Growing up with anxiety in school is an all-too-common experience that perpetuates a cycle of fear and resentment. It’s time to acknowledge and address this narrative that adversely affects our youth’s learning experiences and the education system.

Negative labeling of students can severely impact their confidence and sense of self. As a former “troublemaker,” I know firsthand how difficult it can be to overcome such labeling.

Participating in a restorative justice program allowed me to take responsibility for my actions, repair relationships and gain the confidence I needed to succeed. By providing restorative justice programs, we can help students become positive and engaged members of their school communities.

Restorative justice is an alternative to suspension that involves having those in conflict talk through their issues with a mediator. The goal is for students who have misbehaved to understand any harm they’ve caused and work to repair it and restore relationships. It offers a beacon of hope, a transformative approach prioritizing connection over isolation and understanding over punitive discipline.
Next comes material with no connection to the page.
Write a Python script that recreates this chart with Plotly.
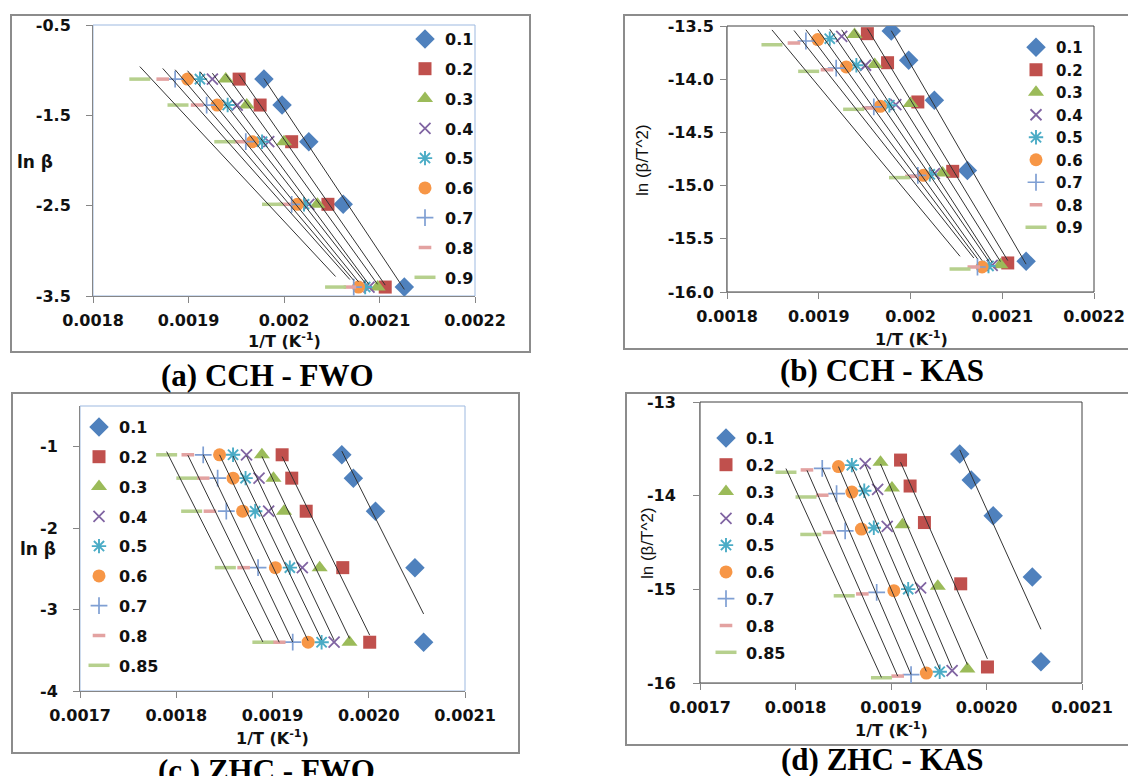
import numpy as np
import plotly.graph_objects as go

# ---------------- data ----------------
conv_cch = ["0.1", "0.2", "0.3", "0.4", "0.5", "0.6", "0.7", "0.8", "0.9"]
conv_zhc = ["0.1", "0.2", "0.3", "0.4", "0.5", "0.6", "0.7", "0.8", "0.85"]

# ln(beta) for the five heating rates (20, 15, 10, 5, 2 K/min)
ln_beta = [-1.099, -1.386, -1.792, -2.485, -3.401]

# CCH : 1/T (K^-1) at each heating rate, one row per conversion
cch_invT = [
    [0.001979, 0.001998, 0.002026, 0.002062, 0.002126],
    [0.001953, 0.001975, 0.002008, 0.002046, 0.002106],
    [0.001939, 0.001961, 0.002000, 0.002035, 0.002098],
    [0.001925, 0.001951, 0.001984, 0.002026, 0.002089],
    [0.001912, 0.001941, 0.001977, 0.002021, 0.002085],
    [0.001899, 0.001930, 0.001967, 0.002014, 0.002078],
    [0.001886, 0.001919, 0.001960, 0.002008, 0.002073],
    [0.001873, 0.001909, 0.001954, 0.002001, 0.002069],
    [0.001849, 0.001889, 0.001938, 0.001988, 0.002054],
]
# CCH : ln(beta/T^2)
cch_kas = [
    [-13.547, -13.823, -14.199, -14.857, -15.712],
    [-13.572, -13.845, -14.214, -14.866, -15.727],
    [-13.581, -13.863, -14.229, -14.882, -15.743],
    [-13.597, -13.869, -14.239, -14.888, -15.749],
    [-13.619, -13.869, -14.245, -14.894, -15.755],
    [-13.628, -13.885, -14.255, -14.903, -15.765],
    [-13.641, -13.895, -14.261, -14.903, -15.765],
    [-13.660, -13.911, -14.271, -14.913, -15.765],
    [-13.676, -13.926, -14.283, -14.925, -15.784],
]
# ZHC : 1/T (K^-1)
zhc_invT = [
    [0.001972, 0.001984, 0.002007, 0.002048, 0.002057],
    [0.001910, 0.001920, 0.001935, 0.001973, 0.002001],
    [0.001889, 0.001901, 0.001912, 0.001949, 0.001980],
    [0.001873, 0.001886, 0.001896, 0.001931, 0.001964],
    [0.001859, 0.001872, 0.001882, 0.001918, 0.001951],
    [0.001845, 0.001859, 0.001869, 0.001903, 0.001937],
    [0.001828, 0.001843, 0.001852, 0.001885, 0.001921],
    [0.001812, 0.001828, 0.001835, 0.001870, 0.001907],
    [0.001790, 0.001811, 0.001816, 0.001851, 0.001890],
]
# ZHC : ln(beta/T^2)
zhc_kas = [
    [-13.556, -13.832, -14.214, -14.867, -15.774],
    [-13.620, -13.897, -14.287, -14.941, -15.829],
    [-13.642, -13.917, -14.311, -14.966, -15.851],
    [-13.659, -13.933, -14.328, -14.984, -15.867],
    [-13.674, -13.948, -14.343, -14.998, -15.880],
    [-13.689, -13.962, -14.357, -15.014, -15.894],
    [-13.708, -13.979, -14.375, -15.033, -15.911],
    [-13.725, -13.995, -14.393, -15.049, -15.926],
    [-13.750, -14.014, -14.414, -15.069, -15.944],
]

# tick values / labels
xt_cch = [0.0018, 0.0019, 0.0020, 0.0021, 0.0022]
xt_cch_txt = ["0.0018", "0.0019", "0.002", "0.0021", "0.0022"]
xt_zhc = [0.0017, 0.0018, 0.0019, 0.0020, 0.0021]
xt_zhc_txt = ["0.0017", "0.0018", "0.0019", "0.0020", "0.0021"]
yt_a = [-0.5, -1.5, -2.5, -3.5]
yt_a_txt = ["-0.5", "-1.5", "-2.5", "-3.5"]
yt_b = [-13.5, -14.0, -14.5, -15.0, -15.5, -16.0]
yt_b_txt = ["-13.5", "-14.0", "-14.5", "-15.0", "-15.5", "-16.0"]
yt_c = [-1, -2, -3, -4]
yt_c_txt = ["-1", "-2", "-3", "-4"]
yt_d = [-13, -14, -15, -16]
yt_d_txt = ["-13", "-14", "-15", "-16"]

captions = ["(a) CCH - FWO", "(b) CCH - KAS", "(c ) ZHC - FWO", "(d) ZHC - KAS"]

# ---------------- styles ----------------
W, H = 1128, 776
def fx(p):
    return p / W
def fy(p):
    return 1 - p / H

STYLES = [
    dict(symbol="diamond", size=15, color="#4F81BD", lw=0),
    dict(symbol="square", size=13, color="#C0504D", lw=0),
    dict(symbol="triangle-up", size=14, color="#9BBB59", lw=0),
    dict(symbol="x-thin", size=11, color="#8064A2", lw=1.8),
    dict(symbol="asterisk", size=12, color="#4BACC6", lw=1.9),
    dict(symbol="circle", size=13, color="#F79646", lw=0),
    dict(symbol="cross-thin", size=12, color="#7F9FD3", lw=1.7),
    dict(symbol="line-ew", size=9, color="#E3A2A1", lw=3.5),
    dict(symbol="line-ew", size=15, color="#B6D08D", lw=3.5),
]
TICKFONT = dict(family="DejaVu Sans", size=16, color="#111111", weight="bold")
AXIS_GRAY = "#868686"
FIT_COLOR = "#333333"

fig = go.Figure()


def add_panel(suffix, xs_rows, ys_rows, names, legend_name):
    xa = "x" + suffix
    ya = "y" + suffix
    for i, (xs, ys) in enumerate(zip(xs_rows, ys_rows)):
        st = STYLES[i]
        fig.add_trace(go.Scatter(
            x=xs, y=ys, mode="markers", name=names[i],
            xaxis=xa, yaxis=ya, legend=legend_name,
            legendgroup=f"{legend_name}_{i}",
            marker=dict(symbol=st["symbol"], size=st["size"], color=st["color"],
                        line=dict(color=st["color"], width=st["lw"])),
        ))
    for xs, ys in zip(xs_rows, ys_rows):
        slope, icpt = np.polyfit(np.array(xs), np.array(ys), 1)
        xr = np.array([min(xs), max(xs)])
        fig.add_trace(go.Scatter(
            x=xr, y=slope * xr + icpt, mode="lines", showlegend=False,
            xaxis=xa, yaxis=ya, hoverinfo="skip",
            line=dict(color=FIT_COLOR, width=1),
        ))


add_panel("", cch_invT, [ln_beta] * len(cch_invT), conv_cch, "legend")
add_panel("2", cch_invT, cch_kas, conv_cch, "legend2")
add_panel("3", zhc_invT, [ln_beta] * len(zhc_invT), conv_zhc, "legend3")
add_panel("4", zhc_invT, zhc_kas, conv_zhc, "legend4")


def xaxis(domain, rng, tv, tt, anchor):
    return dict(domain=domain, range=rng, tickvals=tv, ticktext=tt, anchor=anchor,
                ticks="outside", ticklen=6, tickcolor=AXIS_GRAY, showline=True,
                linecolor=AXIS_GRAY, linewidth=1, showgrid=False, zeroline=False,
                tickfont=TICKFONT, ticklabelstandoff=4, fixedrange=True,
                automargin=False)


def yaxis(domain, rng, tv, tt, anchor, standoff):
    return dict(domain=domain, range=rng, tickvals=tv, ticktext=tt, anchor=anchor,
                ticks="outside", ticklen=6, tickcolor=AXIS_GRAY, showline=True,
                linecolor=AXIS_GRAY, linewidth=1, showgrid=False, zeroline=False,
                tickfont=TICKFONT, ticklabelstandoff=standoff, fixedrange=True,
                automargin=False)


# plot-area pixel boxes (left, top, right, bottom)
PA = (93, 25, 475, 296)
PB = (727, 26, 1094, 292)
PC = (80, 406, 465, 691)
PD = (700, 402, 1082, 683)


def dom(box):
    l, t, r, b = box
    return [fx(l), fx(r)], [fy(b), fy(t)]


da, db, dc, dd = dom(PA), dom(PB), dom(PC), dom(PD)

layout = dict(
    width=W, height=H, autosize=False,
    margin=dict(l=0, r=0, t=0, b=0, pad=0, autoexpand=False),
    paper_bgcolor="white", plot_bgcolor="white",
    xaxis=xaxis(da[0], [0.0018, 0.0022], xt_cch, xt_cch_txt, "y"),
    yaxis=yaxis(da[1], [-3.5, -0.5], yt_a, yt_a_txt, "x", 12),
    xaxis2=xaxis(db[0], [0.0018, 0.0022], xt_cch, xt_cch_txt, "y2"),
    yaxis2=yaxis(db[1], [-16.0, -13.5], yt_b, yt_b_txt, "x2", 3),
    xaxis3=xaxis(dc[0], [0.0017, 0.0021], xt_zhc, xt_zhc_txt, "y3"),
    yaxis3=yaxis(dc[1], [-4, -0.5], yt_c, yt_c_txt, "x3", 12),
    xaxis4=xaxis(dd[0], [0.0017, 0.0021], xt_zhc, xt_zhc_txt, "y4"),
    yaxis4=yaxis(dd[1], [-16, -13], yt_d, yt_d_txt, "x4", 14),
    showlegend=True,
)


def legend(x, y, gap, size=16):
    return dict(x=fx(x), y=fy(y), xanchor="left", yanchor="top",
                traceorder="grouped", tracegroupgap=gap,
                font=dict(family="DejaVu Sans", size=size, color="#111111", weight="bold"),
                bgcolor="rgba(0,0,0,0)", itemsizing="trace", itemclick=False)


layout["legend"] = legend(405, 22, 6)
layout["legend2"] = legend(1016, 31, 0, 15)
layout["legend3"] = legend(79, 410, 6)
layout["legend4"] = legend(706, 421, 3)

fig.update_layout(**layout)

# panel boxes
boxes = [(11, 15, 530, 352), (624, 15, 1140, 349), (12, 393, 519, 753), (626, 393, 1140, 745)]
for l, t, r, b in boxes:
    fig.add_shape(type="rect", xref="paper", yref="paper",
                  x0=fx(l), x1=fx(r), y0=fy(b), y1=fy(t),
                  line=dict(color="#8C8C8C", width=2), fillcolor="rgba(0,0,0,0)")

# plot-area borders
for suf, col in [("", "#9DB9E0"), ("2", "#404040"), ("3", "#9DB9E0"), ("4", "#404040")]:
    fig.add_shape(type="rect", xref=f"x{suf} domain", yref=f"y{suf} domain",
                  x0=0, x1=1, y0=0, y1=1, line=dict(color=col, width=1), layer="below")

# axis titles and captions
ann = []
XT = "1/T (K<sup>-1</sup>)"
bold = dict(family="DejaVu Sans", size=16, color="#111111", weight="bold")
ann.append(dict(text="ln β", x=fx(35), y=fy(162), font=dict(bold, size=17)))
ann.append(dict(text=XT, x=fx(284), y=fy(340), font=bold))
ann.append(dict(text="ln (β/T^2)", x=fx(643), y=fy(160), textangle=-90,
                font=dict(family="Liberation Sans", size=17, color="#111111")))
ann.append(dict(text=XT, x=fx(911), y=fy(338), font=bold))
ann.append(dict(text="ln β", x=fx(38), y=fy(549), font=dict(bold, size=17)))
ann.append(dict(text=XT, x=fx(272), y=fy(737), font=bold))
ann.append(dict(text="ln (β/T^2)", x=fx(647), y=fy(543), textangle=-90,
                font=dict(family="Liberation Sans", size=17, color="#111111")))
ann.append(dict(text=XT, x=fx(891), y=fy(729), font=bold))

capfont = dict(family="Liberation Serif", size=31, color="black", weight="bold")
for txt, (cx, cy) in zip(captions, [(267, 375), (882, 370), (266, 770), (882, 759)]):
    ann.append(dict(text=txt, x=fx(cx), y=fy(cy), font=capfont))

for a in ann:
    a.update(xref="paper", yref="paper", showarrow=False, xanchor="center", yanchor="middle")
    fig.add_annotation(**a)

fig.write_html("out.html")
Students need to feel that those with power see their life experiences. They should not be subjected to pointless punishment that has no value other than the punishment itself.

Restorative justice empowers students to take responsibility for their actions. Providing a safe dialogue space helps students learn how to communicate effectively, build empathy and establish trust with their peers and teachers. By embracing restorative justice, schools can create a culture of accountability, healing and growth that benefits everyone involved.

But restorative justice is not just about addressing behavior problems; it’s also about addressing the underlying issues driving those behaviors, often stemming from trauma, neglect or systemic injustices. Restorative justice recognizes that everyone has unique circumstances and challenges and deserves personalized support to address their needs. Many students do not have access to the resources needed to address their mental and emotional concerns, and they do not have the proper tools to deal with everything they go through in their lives. Instead, they manifest their struggles through misbehavior. They need someone to recognize their lived experiences and help them confront the sources of their actions.